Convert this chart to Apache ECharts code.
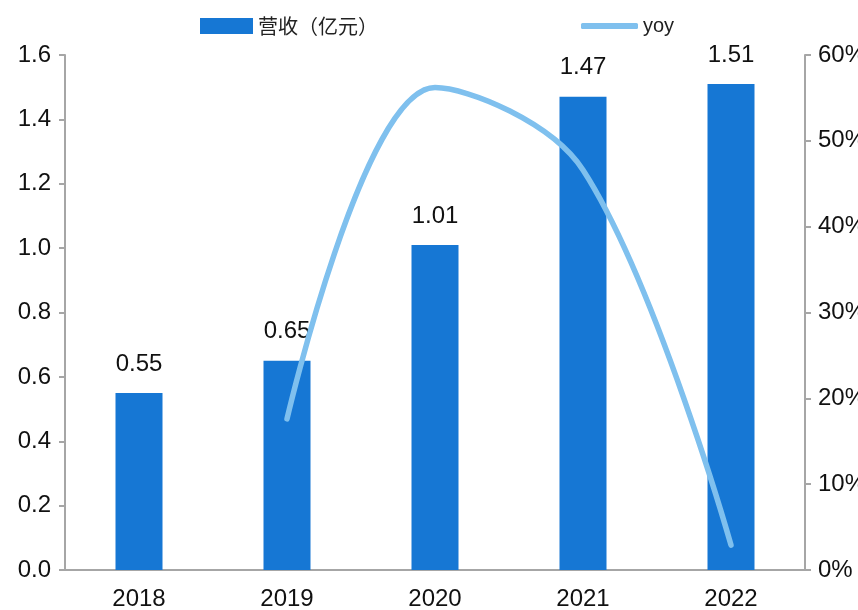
• • • •
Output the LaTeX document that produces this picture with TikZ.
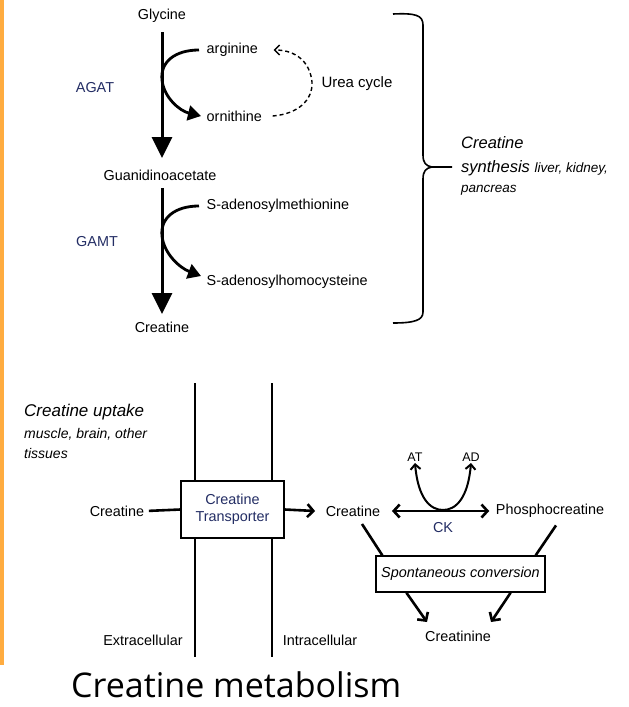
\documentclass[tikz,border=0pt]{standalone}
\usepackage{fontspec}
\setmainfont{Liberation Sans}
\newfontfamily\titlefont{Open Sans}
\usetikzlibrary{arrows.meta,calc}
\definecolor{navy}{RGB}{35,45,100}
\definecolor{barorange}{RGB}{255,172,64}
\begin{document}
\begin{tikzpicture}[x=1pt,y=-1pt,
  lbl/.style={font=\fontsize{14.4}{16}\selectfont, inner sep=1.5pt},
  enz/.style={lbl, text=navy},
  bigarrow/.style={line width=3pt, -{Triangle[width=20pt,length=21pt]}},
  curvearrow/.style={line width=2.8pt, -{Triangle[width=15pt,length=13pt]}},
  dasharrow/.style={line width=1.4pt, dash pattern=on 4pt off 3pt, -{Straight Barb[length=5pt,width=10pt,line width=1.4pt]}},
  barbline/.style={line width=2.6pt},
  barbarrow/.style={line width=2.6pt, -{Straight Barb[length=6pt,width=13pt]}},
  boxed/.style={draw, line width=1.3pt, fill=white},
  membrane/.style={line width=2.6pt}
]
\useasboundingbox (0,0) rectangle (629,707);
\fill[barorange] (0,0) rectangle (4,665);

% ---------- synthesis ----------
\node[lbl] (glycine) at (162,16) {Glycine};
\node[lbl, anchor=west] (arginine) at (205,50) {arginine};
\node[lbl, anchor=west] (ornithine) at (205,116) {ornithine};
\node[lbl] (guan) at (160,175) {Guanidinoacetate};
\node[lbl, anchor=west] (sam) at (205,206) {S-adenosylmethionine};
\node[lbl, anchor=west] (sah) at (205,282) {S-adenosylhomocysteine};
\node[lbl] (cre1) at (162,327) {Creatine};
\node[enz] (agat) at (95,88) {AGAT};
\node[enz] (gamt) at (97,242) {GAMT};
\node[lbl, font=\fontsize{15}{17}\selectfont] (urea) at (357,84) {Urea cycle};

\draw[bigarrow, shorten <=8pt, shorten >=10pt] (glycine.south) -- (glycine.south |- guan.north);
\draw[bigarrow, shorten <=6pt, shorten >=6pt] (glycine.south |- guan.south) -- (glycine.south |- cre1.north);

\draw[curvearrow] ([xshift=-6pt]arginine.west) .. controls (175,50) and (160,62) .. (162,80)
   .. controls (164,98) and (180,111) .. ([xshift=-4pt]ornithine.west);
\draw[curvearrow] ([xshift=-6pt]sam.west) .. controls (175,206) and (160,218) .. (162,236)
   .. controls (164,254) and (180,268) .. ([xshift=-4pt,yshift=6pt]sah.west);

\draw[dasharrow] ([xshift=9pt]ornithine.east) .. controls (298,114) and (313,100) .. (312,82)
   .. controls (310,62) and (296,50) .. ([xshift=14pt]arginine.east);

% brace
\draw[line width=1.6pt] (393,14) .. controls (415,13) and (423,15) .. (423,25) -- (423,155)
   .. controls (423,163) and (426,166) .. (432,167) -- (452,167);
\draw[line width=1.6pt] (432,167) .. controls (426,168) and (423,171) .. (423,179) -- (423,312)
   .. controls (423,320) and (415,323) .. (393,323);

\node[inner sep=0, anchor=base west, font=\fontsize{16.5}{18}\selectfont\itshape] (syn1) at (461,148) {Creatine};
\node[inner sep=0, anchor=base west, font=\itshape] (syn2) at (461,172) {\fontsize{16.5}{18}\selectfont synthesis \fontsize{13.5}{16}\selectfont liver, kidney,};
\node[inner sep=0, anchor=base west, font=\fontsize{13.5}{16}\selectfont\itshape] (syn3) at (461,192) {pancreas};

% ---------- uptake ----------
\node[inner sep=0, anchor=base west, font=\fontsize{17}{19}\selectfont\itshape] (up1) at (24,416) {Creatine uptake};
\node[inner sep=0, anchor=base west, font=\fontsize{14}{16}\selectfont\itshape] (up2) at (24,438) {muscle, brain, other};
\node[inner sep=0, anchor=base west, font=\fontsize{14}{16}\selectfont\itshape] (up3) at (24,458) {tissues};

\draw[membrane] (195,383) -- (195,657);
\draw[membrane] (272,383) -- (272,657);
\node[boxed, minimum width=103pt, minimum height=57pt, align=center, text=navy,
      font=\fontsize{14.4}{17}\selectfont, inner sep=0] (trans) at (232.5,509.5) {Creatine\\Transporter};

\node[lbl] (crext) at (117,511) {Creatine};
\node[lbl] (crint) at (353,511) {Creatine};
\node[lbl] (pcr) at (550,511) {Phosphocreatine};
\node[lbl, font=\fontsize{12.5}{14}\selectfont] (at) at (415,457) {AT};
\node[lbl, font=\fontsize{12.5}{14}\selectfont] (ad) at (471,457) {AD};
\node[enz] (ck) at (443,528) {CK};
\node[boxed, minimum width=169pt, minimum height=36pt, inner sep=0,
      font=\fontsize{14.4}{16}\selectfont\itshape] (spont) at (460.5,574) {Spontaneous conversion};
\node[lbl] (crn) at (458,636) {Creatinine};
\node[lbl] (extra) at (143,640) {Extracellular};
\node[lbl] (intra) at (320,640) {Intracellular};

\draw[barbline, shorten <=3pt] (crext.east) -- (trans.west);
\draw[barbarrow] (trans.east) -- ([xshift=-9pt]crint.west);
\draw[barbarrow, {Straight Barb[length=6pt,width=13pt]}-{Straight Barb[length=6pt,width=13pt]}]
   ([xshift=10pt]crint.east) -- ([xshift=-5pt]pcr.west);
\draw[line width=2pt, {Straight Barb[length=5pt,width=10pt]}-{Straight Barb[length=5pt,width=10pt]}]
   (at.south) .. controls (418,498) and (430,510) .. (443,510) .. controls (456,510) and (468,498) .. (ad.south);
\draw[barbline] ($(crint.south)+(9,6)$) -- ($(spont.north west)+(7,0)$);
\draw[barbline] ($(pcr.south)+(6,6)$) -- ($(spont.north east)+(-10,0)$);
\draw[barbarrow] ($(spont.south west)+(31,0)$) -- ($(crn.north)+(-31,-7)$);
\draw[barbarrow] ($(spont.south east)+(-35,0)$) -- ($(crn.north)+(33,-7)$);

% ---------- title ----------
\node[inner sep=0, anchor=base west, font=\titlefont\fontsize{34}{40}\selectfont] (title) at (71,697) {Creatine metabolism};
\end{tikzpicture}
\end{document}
• • • •
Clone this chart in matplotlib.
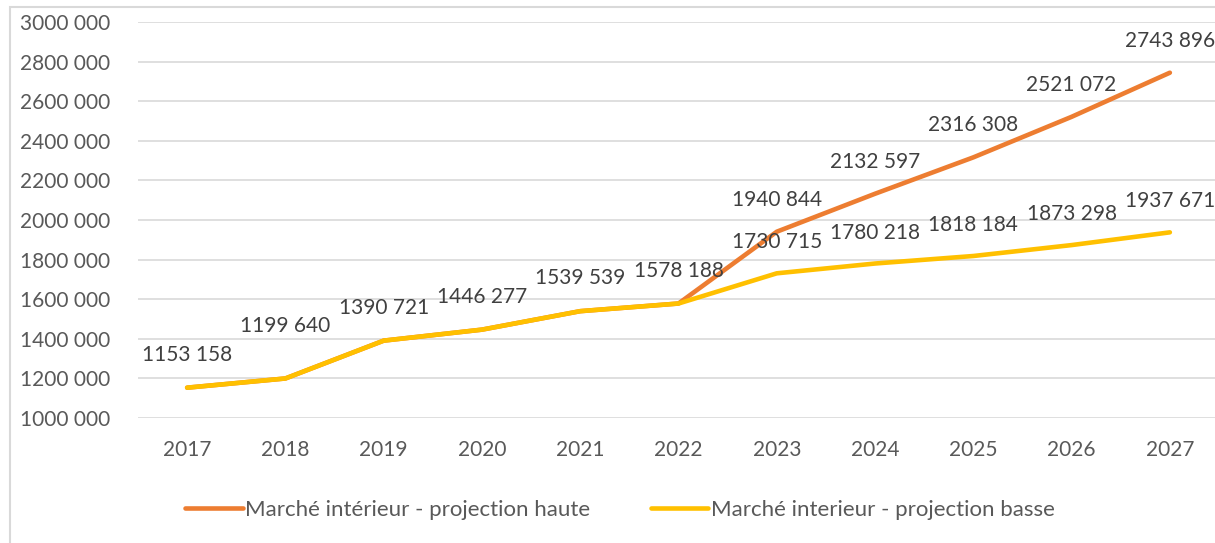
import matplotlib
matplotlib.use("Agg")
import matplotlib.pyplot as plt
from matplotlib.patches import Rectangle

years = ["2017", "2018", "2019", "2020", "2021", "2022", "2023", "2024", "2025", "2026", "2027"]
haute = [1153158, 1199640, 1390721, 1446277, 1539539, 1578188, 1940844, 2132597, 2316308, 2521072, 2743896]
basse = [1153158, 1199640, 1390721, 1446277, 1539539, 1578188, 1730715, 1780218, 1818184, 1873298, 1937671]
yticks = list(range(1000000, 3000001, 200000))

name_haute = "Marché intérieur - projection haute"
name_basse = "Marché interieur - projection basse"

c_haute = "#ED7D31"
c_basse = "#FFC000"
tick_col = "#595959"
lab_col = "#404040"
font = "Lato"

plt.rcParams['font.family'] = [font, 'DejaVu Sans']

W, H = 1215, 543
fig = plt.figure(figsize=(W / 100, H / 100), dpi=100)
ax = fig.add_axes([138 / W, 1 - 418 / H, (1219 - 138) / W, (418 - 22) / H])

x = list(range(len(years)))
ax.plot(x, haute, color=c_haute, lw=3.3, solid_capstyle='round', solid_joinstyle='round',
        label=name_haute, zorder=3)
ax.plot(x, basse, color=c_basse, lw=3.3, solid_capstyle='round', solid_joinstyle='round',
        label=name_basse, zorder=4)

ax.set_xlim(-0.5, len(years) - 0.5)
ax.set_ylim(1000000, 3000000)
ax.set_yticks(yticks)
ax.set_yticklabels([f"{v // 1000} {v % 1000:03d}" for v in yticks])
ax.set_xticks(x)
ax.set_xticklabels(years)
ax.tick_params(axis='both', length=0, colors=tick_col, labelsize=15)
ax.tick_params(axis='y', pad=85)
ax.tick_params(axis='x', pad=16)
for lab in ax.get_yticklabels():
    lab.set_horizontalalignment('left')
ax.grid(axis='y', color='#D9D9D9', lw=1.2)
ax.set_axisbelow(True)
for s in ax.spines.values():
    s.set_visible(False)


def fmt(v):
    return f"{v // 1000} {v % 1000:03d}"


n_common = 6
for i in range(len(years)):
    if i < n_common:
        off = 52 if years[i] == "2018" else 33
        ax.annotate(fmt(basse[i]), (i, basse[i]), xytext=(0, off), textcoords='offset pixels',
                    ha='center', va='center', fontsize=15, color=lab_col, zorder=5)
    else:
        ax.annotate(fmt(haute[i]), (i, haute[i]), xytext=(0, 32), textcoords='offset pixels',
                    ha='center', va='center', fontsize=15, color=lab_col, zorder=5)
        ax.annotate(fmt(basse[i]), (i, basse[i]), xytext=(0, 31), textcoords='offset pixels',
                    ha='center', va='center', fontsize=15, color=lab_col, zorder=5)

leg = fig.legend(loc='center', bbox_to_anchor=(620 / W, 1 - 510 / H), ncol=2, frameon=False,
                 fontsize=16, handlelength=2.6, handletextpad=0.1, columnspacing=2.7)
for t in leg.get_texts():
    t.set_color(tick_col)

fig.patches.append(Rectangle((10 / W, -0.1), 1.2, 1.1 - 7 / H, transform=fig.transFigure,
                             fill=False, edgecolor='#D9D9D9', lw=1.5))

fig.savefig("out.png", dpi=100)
• • • •
Repeat only the lines running from "Clone this chart in matplotlib." to "from matplotlib.patches import Rectangle", ends included, and leave the pictures out.

Clone this chart in matplotlib.
import matplotlib
matplotlib.use("Agg")
import matplotlib.pyplot as plt
from matplotlib.patches import Rectangle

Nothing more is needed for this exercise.